W ub. tygodniu "Gazeta Wyborcza" poinformowała, że "władze Poznania obcięły dyrektorce zoo premię". Jak wskazano w publikacji, "kilka dni temu otworzyła kopertę z urzędu miasta. Szef miejskiego wydziału gospodarki komunalnej Ziemowit Borowczak informował ją o obcięciu o 30 proc. premii. Dyrektorzy miejskich jednostek dostają takie premie co kwartał, jeśli zrealizują powierzone im zadania. Ich pensje nie należą do najwyższych, dlatego premia to szansa na podniesienie wynagrodzenia".
Powodem, przez który urzędnik miał obciąć premię Zgrabczyńskiej - jak podała "GW" - było jego "niezadowolenie" ze sprawozdania ze współpracy zoo z jedną z fundacji. Zgrabczyńska zapewniła "GW", że przedstawiła urzędnikom wszystkie informacje i dokumenty na temat tej współpracy.
"Uratowaliśmy tygrysy, zrobiliśmy miastu wielką promocję. To, co robią miejscy urzędnicy, to czysta złośliwość" - podkreśliła cytowana w publikacji dyrektorka poznańskiego zoo.
Do sprawy odniósł się prezydent Poznania Jacek Jaśkowiak, który napisał w mediach społecznościowych, że podjął decyzję o nagrodzeniu dyrektorki poznańskiego ogrodu.
"Podjąłem decyzję o przyznaniu nagrody w kwocie 10 tys. zł dla dyr. ZOO Ewy Zgrabczyńskiej za działania ratujące zdrowie i życie tygrysów transportowanych z granicy polsko-białoruskiej. Dziękuję" - napisał Jaśkowiak.
Do tej informacji odniosła się także Ewa Zgrabczyńska, która - także za pośrednictwem mediów społecznościowych - podziękowała prezydentowi za nagrodę.
"Bardzo serdecznie dziękuję Panu Prezydentowi za nagrodę, doceniam gest Władz Miasta Poznania i zainteresowanie Pana Prezydenta losem tygrysów, bo to za Pana Prezydentury udało się przeprowadzić rewolucję w zoo" - podkreśliła w komentarzu pod wpisem Jaśkowiaka.
"Mimo iż należę do osób majętnych inaczej, bardzo serdecznie proszę o dołożenie tej nagrody jako cegiełki pod przyszły azyl dla zwierząt, o który zabiegamy.
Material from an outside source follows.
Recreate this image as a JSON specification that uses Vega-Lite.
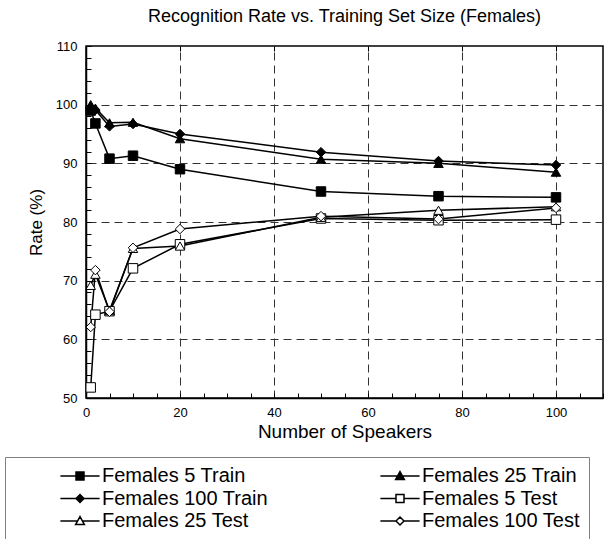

Bardzo ucieszyłaby mnie kwartalna premia, którą mi obcięto w moim odczuciu niesprawiedliwie, za raport z realizacji wybiegu, który powstaje dzięki mojemu osobistemu pomysłowi i współpracy z ngos, a stan jego zaawansowania jest taki, że Miasto już zyskało kilkaset tysięcy złotych" - zaznaczyła w dyrektorka poznańskiego zoo.
Jak dodała, "tygrysy to moja praca i pasja, nagrodził mnie los przywróceniem zwierząt do życia oraz społeczną aprobatą i nadzieją na zmianę prawa - to mi najzupełniej wystarczy".
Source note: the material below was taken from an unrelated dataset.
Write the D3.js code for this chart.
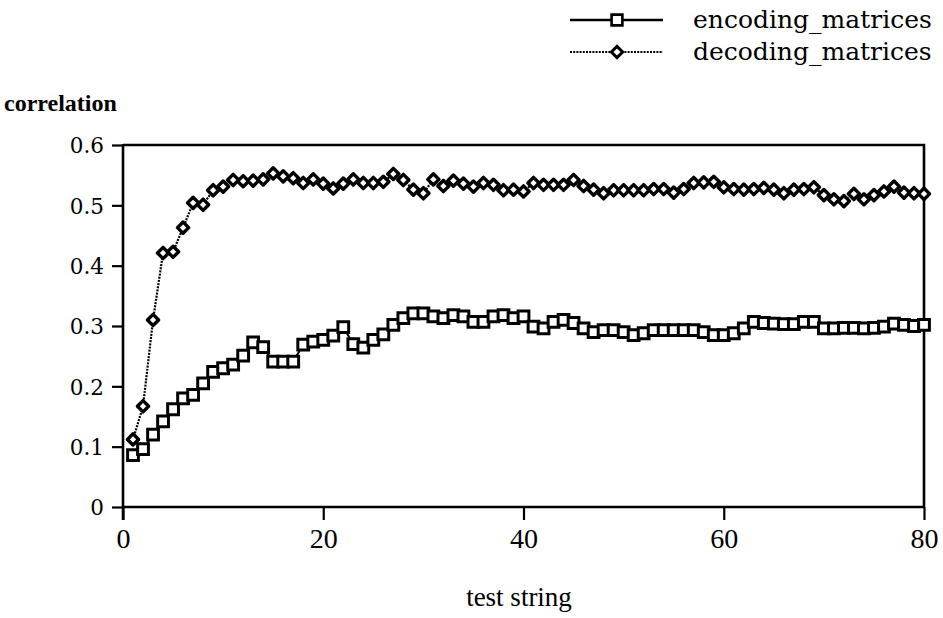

Pięć tygrysów uratowanych z transportu, który pod koniec października utknął na granicy, wyruszyło z poznańskiego zoo do azylu w Hiszpanii. Zwierzęta czeka ok. 30-godzinna podróż.
"Podróż ta odbywa się dzięki firmie transportowej wyspecjalizowanej w przewozie zwierząt leśnych. Tygrysom towarzyszy weterynarz, służąc pomocą, aby transport był jak najbardziej komfortowy dla zwierząt" - przekazało w niedzielę w komunikacie kierownictwo fundacji AAP.
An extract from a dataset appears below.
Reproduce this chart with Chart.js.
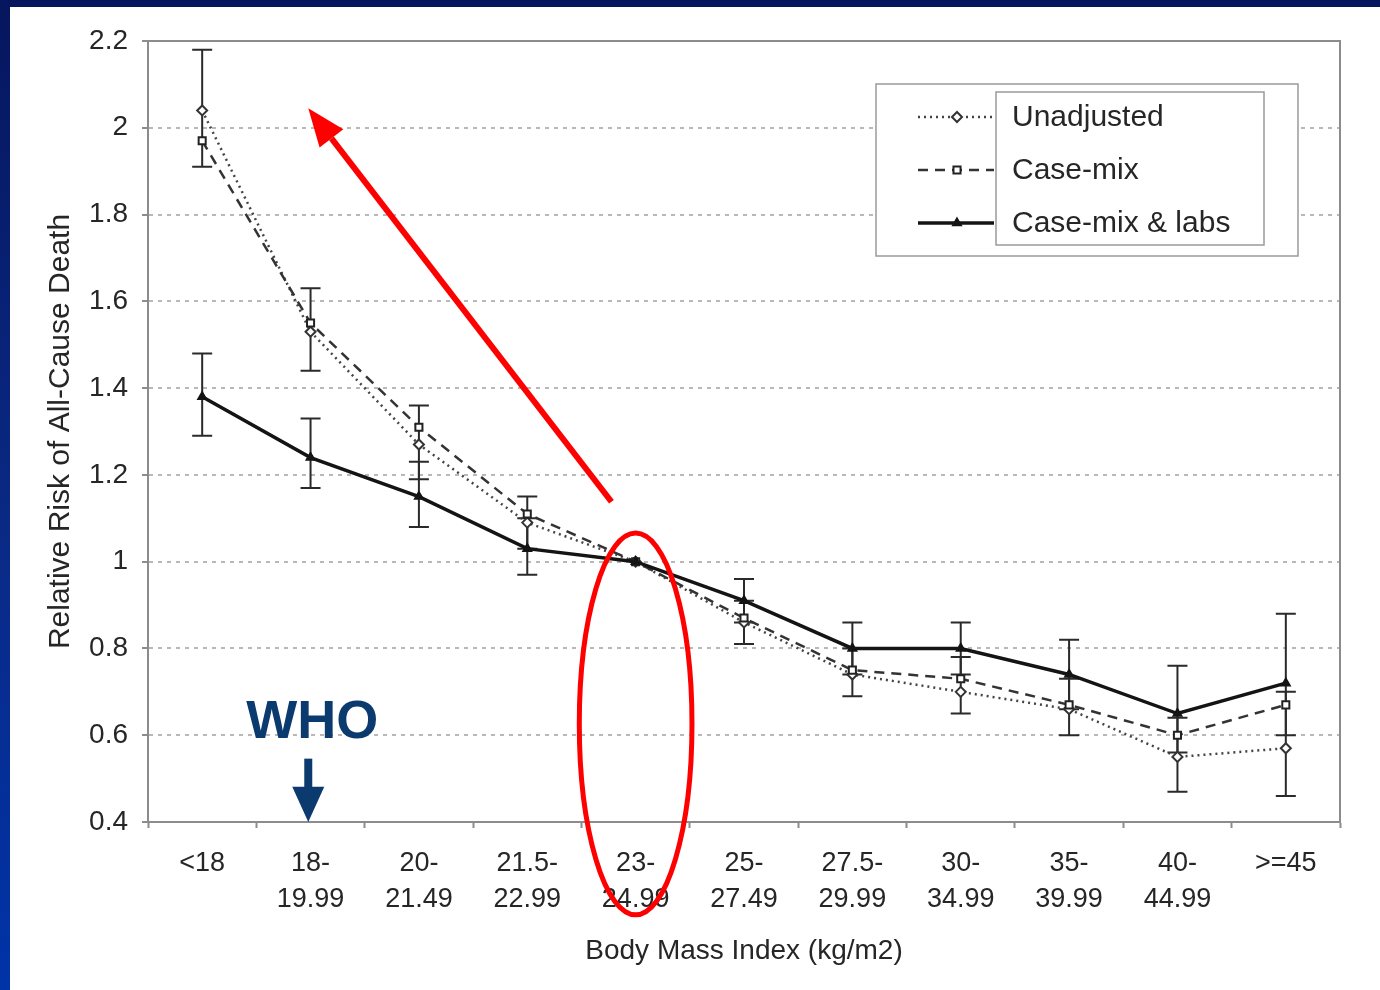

Pięć tygrysów zostało uratowanych z konwoju z Włoch do Dagestanu w Rosji, który pod koniec października utknął na granicy polsko-białoruskiej. Pomimo akcji polskich służb jedno ze zwierząt padło.
W związku z fatalnymi warunkami, w jakich przewożone były do Dagestanu tygrysy, polska prokuratura postawiła zarzuty dwóm włoskim kierowcom oraz trzeciej osobie, współodpowiedzialnemu za transport obywatelowi Rosji.
W poznańskim zoo pozostały dwa uratowane tygrysy - Gogh i Kan - których stan zdrowia, jak podkreślają pracownicy ogrodu, nie pozwala na długą podróż.